Пунктуален на каждой встрече, затягивает сеанс на пять-шесть часов… постоянно возвращаясь к вопросу: «Это справедливо? Полезно ли это?»… подвергая каждый вопрос точному и тщательному анализу, получая информацию об ушедшей юриспруденции, законах Людовика XIV и Фридриха Великого….. Никогда Совет не расходился без того, чтобы его члены не узнали больше, чем накануне, — если не благодаря знаниям, полученным от него, то хотя бы благодаря исследованиям, которые он заставлял их проводить….. Что характеризует его прежде всего… [так это] сила, гибкость и постоянство его внимания. Я никогда не видел его усталым. Я никогда не находил его ум лишенным вдохновения, даже когда он изнемогал телом….. Никогда еще человек не посвящал себя работе более полно и не уделял больше времени тому, что он должен был делать».9
В те времена Наполеона можно было любить.
Помимо разработки законодательства для управления Францией, он занялся еще более сложной задачей — администрацией. Он разделил работу между восемью министерствами и выбрал в качестве их глав самых способных людей, которых смог найти, независимо от их партии или прошлого; некоторые из них были якобинцами, некоторые жирондистами, некоторые роялистами. В одном или двух случаях он позволил личным симпатиям взять верх над практическими суждениями; так, он назначил Лапласа министром внутренних дел, но вскоре обнаружил, что великий математик-астроном привнес «дух бесконечно малых в управление»;10 Он перевел его в Сенат, а министерство передал брату Люсьену.
Основной и почти безвыходной задачей Министерства внутренних дел было восстановление платежеспособности и жизнеспособности коммун или муниципалитетов как ячеек, составляющих основу политического тела. Наполеон высказался по поводу их состояния в письме к Люсьену от 25 декабря 1799 года:
С 1790 года 36 000 местных органов власти были похожи на 36 000 девочек-сирот. Наследницы старых феодальных прав, они [коммуны] были заброшены или обмануты… муниципальными попечителями Конвента или Директории. Новый набор мэров, асессоров или муниципальных советников обычно означал не что иное, как новую форму грабежа: они крали дорогу, крали тропинку, крали лес, грабили церковь и присваивали имущество коммуны….. Если бы эта система просуществовала еще десять лет, что стало бы с местными органами власти? Они не унаследуют ничего, кроме долгов, и станут такими банкротами, что будут просить милостыню у жителей.11
Это был Наполеон в литературном настроении и поэтому немного преувеличен. Если бы это было правдой, то можно было бы предположить, что коммунам следует позволить выбирать своих чиновников, как в Париже. Но Наполеону не нравилось то, что получилось в Париже.

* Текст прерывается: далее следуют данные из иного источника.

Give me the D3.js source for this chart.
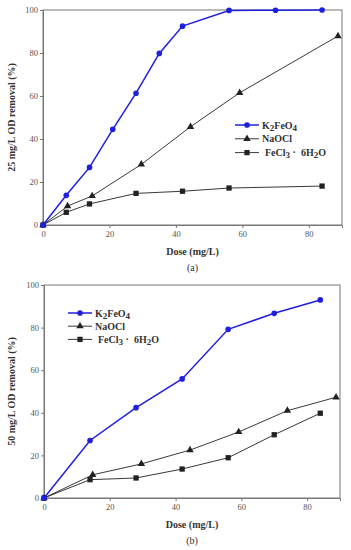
<!DOCTYPE html>
<html><head><meta charset="utf-8">
<script src="https://cdn.jsdelivr.net/npm/d3@7"></script>
<style>body{margin:0;background:#fff}svg{display:block}</style>
</head><body>
<svg id="c" width="351" height="550"></svg>
<script>
// Panel (a): 25 mg/L
const a_k2_x = [0, 7, 14, 21, 28, 35, 42, 56, 70, 84];
const a_k2_y = [0, 13.8, 26.8, 44.5, 61.3, 79.8, 92.5, 99.8, 99.9, 100];
const a_na_x = [0, 7.4, 14.8, 29.6, 44.4, 59.2, 88.8];
const a_na_y = [0, 8.8, 13.5, 28.2, 45.7, 61.5, 87.9];
const a_fe_x = [0, 7, 14, 28, 42, 56, 84];
const a_fe_y = [0, 5.9, 9.8, 14.7, 15.7, 17.2, 18.1];
// Panel (b): 50 mg/L
const b_k2_x = [0, 14, 28, 42, 56, 70, 84];
const b_k2_y = [0, 27, 42.4, 55.9, 79.2, 86.7, 93];
const b_na_x = [0, 14.8, 29.6, 44.4, 59.2, 74, 88.8];
const b_na_y = [0, 10.9, 16, 22.5, 31, 41, 47.3];
const b_fe_x = [0, 14, 28, 42, 56, 70, 84];
const b_fe_y = [0, 8.6, 9.4, 13.6, 18.9, 29.7, 39.8];
const xTicks = [0, 20, 40, 60, 80];
const yTicks = [0, 20, 40, 60, 80, 100];
const legendNames = ["K2FeO4", "NaOCl", "FeCl3 ·  6H2O"];

const svg = d3.select("#c");
const FONT = "'Liberation Serif','Times New Roman',serif";

function panel(opt) {
  const x = d3.scaleLinear().domain([0, 90]).range([opt.l, opt.r]);
  const y = d3.scaleLinear().domain([0, 100]).range([opt.b, opt.t]);
  const g = svg.append("g");
  g.append("rect").attr("x", opt.l).attr("y", opt.t).attr("width", opt.r - opt.l).attr("height", opt.b - opt.t)
    .attr("fill", "none").attr("stroke", "#777").attr("stroke-width", 1);
  const xa = g.append("g").attr("transform", `translate(0,${opt.b})`)
    .call(d3.axisBottom(x).tickValues(xTicks).tickSize(3).tickPadding(3));
  const ya = g.append("g").attr("transform", `translate(${opt.l},0)`)
    .call(d3.axisLeft(y).tickValues(yTicks).tickSize(3).tickPadding(2));
  [xa, ya].forEach(ax => {
    ax.select(".domain").attr("stroke", "#777");
    ax.selectAll(".tick line").attr("stroke", "#777");
    ax.selectAll("text").attr("font-family", FONT).attr("font-size", 8.5).attr("fill", "#555");
  });
  const series = [
    {xs: opt.k2x, ys: opt.k2y, color: "#1f1fe0", w: 1.5, m: "circle"},
    {xs: opt.nax, ys: opt.nay, color: "#222", w: 0.9, m: "triangle"},
    {xs: opt.fex, ys: opt.fey, color: "#222", w: 0.9, m: "square"}
  ];
  const line = d3.line().x(d => x(d[0])).y(d => y(d[1]));
  series.slice().reverse().forEach(s => {
    const pts = s.xs.map((v, i) => [v, s.ys[i]]);
    g.append("path").datum(pts).attr("d", line).attr("fill", "none").attr("stroke", s.color).attr("stroke-width", s.w);
  });
  const sym = {circle: d3.symbolCircle, triangle: d3.symbolTriangle, square: d3.symbolSquare};
  const size = {circle: 25, triangle: 24, square: 28};
  series.slice().reverse().forEach(s => {
    const pts = s.xs.map((v, i) => [v, s.ys[i]]);
    g.selectAll(null).data(pts).enter().append("path")
      .attr("d", d3.symbol().type(sym[s.m]).size(size[s.m]))
      .attr("transform", d => `translate(${x(d[0])},${y(d[1])})`)
      .attr("fill", s.color);
  });
  series.forEach((s, i) => {
    const ly = opt.ly + i * opt.lgap;
    g.append("line").attr("x1", opt.lx).attr("x2", opt.lx + 24).attr("y1", ly).attr("y2", ly)
      .attr("stroke", s.color).attr("stroke-width", s.w);
    g.append("path").attr("d", d3.symbol().type(sym[s.m]).size(size[s.m]))
      .attr("transform", `translate(${opt.lx + 12},${ly})`).attr("fill", s.color);
    const t = g.append("text").attr("x", opt.lx + 27 + (i === 2 ? 3 : 0)).attr("y", ly + 3.5)
      .attr("font-family", FONT).attr("font-size", 10).attr("font-weight", "bold").attr("fill", "#333")
      .attr("xml:space", "preserve").style("white-space", "pre");
    const parts = legendNames[i].match(/\d|[^\d]+/g);
    let prevSub = false;
    parts.forEach(p => {
      const isDigit = /\d/.test(p) && p !== "6";
      const ts = t.append("tspan").text(p);
      if (isDigit) { ts.attr("dy", prevSub ? 0 : 2).attr("font-size", 9); prevSub = true; }
      else if (prevSub) { ts.attr("dy", -2); prevSub = false; }
    });
  });
  g.append("text").attr("x", (opt.l + opt.r) / 2).attr("y", opt.b + 30).attr("text-anchor", "middle")
    .attr("font-family", FONT).attr("font-size", 10).attr("font-weight", "bold").attr("fill", "#333").text("Dose (mg/L)");
  g.append("text").attr("transform", `translate(15,${(opt.t + opt.b) / 2}) rotate(-90)`).attr("text-anchor", "middle")
    .attr("font-family", FONT).attr("font-size", 10).attr("font-weight", "bold").attr("fill", "#333").text(opt.ylabel);
  g.append("text").attr("x", (opt.l + opt.r) / 2).attr("y", opt.b + 46).attr("text-anchor", "middle")
    .attr("font-family", FONT).attr("font-size", 10).attr("fill", "#333").text(opt.tag);
}

panel({l: 43, r: 342, t: 10, b: 225, k2x: a_k2_x, k2y: a_k2_y, nax: a_na_x, nay: a_na_y, fex: a_fe_x, fey: a_fe_y,
  lx: 235, ly: 125, lgap: 13.8, ylabel: "25 mg/L OD removal (%)", tag: "(a)"});
panel({l: 44, r: 340, t: 285, b: 498, k2x: b_k2_x, k2y: b_k2_y, nax: b_na_x, nay: b_na_y, fex: b_fe_x, fey: b_fe_y,
  lx: 68, ly: 313, lgap: 13.2, ylabel: "50 mg/L OD removal (%)", tag: "(b)"});
</script>
</body></html>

Что касается меньших коммун, то «Революция, — по мнению ее последнего историка, — обнаружила лишь несколько достаточно образованных и культурных сельских жителей, обладающих чувством честности и общественного интереса»;12 И слишком часто такие избранные местными жителями правители, как и присланные из Парижа, оказывались некомпетентными, коррумпированными или и теми и другими. Поэтому Наполеон остался глух к призывам к общинному самоуправлению. Возвращаясь к римской консульской системе или к интендантам поздних Бурбонов, он предпочитал назначать или поручать Министерству внутренних дел назначать в каждый департамент правящего префекта, в каждый округ — субпрефекта, а в каждую коммуну — мэра; каждый назначенец должен был отвечать перед своим начальником, а в конечном счете — перед центральным правительством. «Все назначенные таким образом префекты «были людьми с большим опытом, и большинство были очень способными».13 В любом случае они передали Наполеону далеко идущие бразды правления.
Государственная служба — совокупность административных органов — в наполеоновской Франции была наименее демократичной и наиболее эффективной из всех известных истории, за исключением, возможно, Древнего Рима. Народ сопротивлялся этой системе, но она оказалась надежным корректором его алчного индивидуализма; восстановленные Бурбоны и последующие французские республики сохранили ее, и она обеспечила стране скрытую и основную преемственность в течение столетия политических и культурных потрясений. «Франция живет сегодня, — писал Вандаль в 1903 году, — в административных рамках и по гражданским законам, которые завещал ей Наполеон».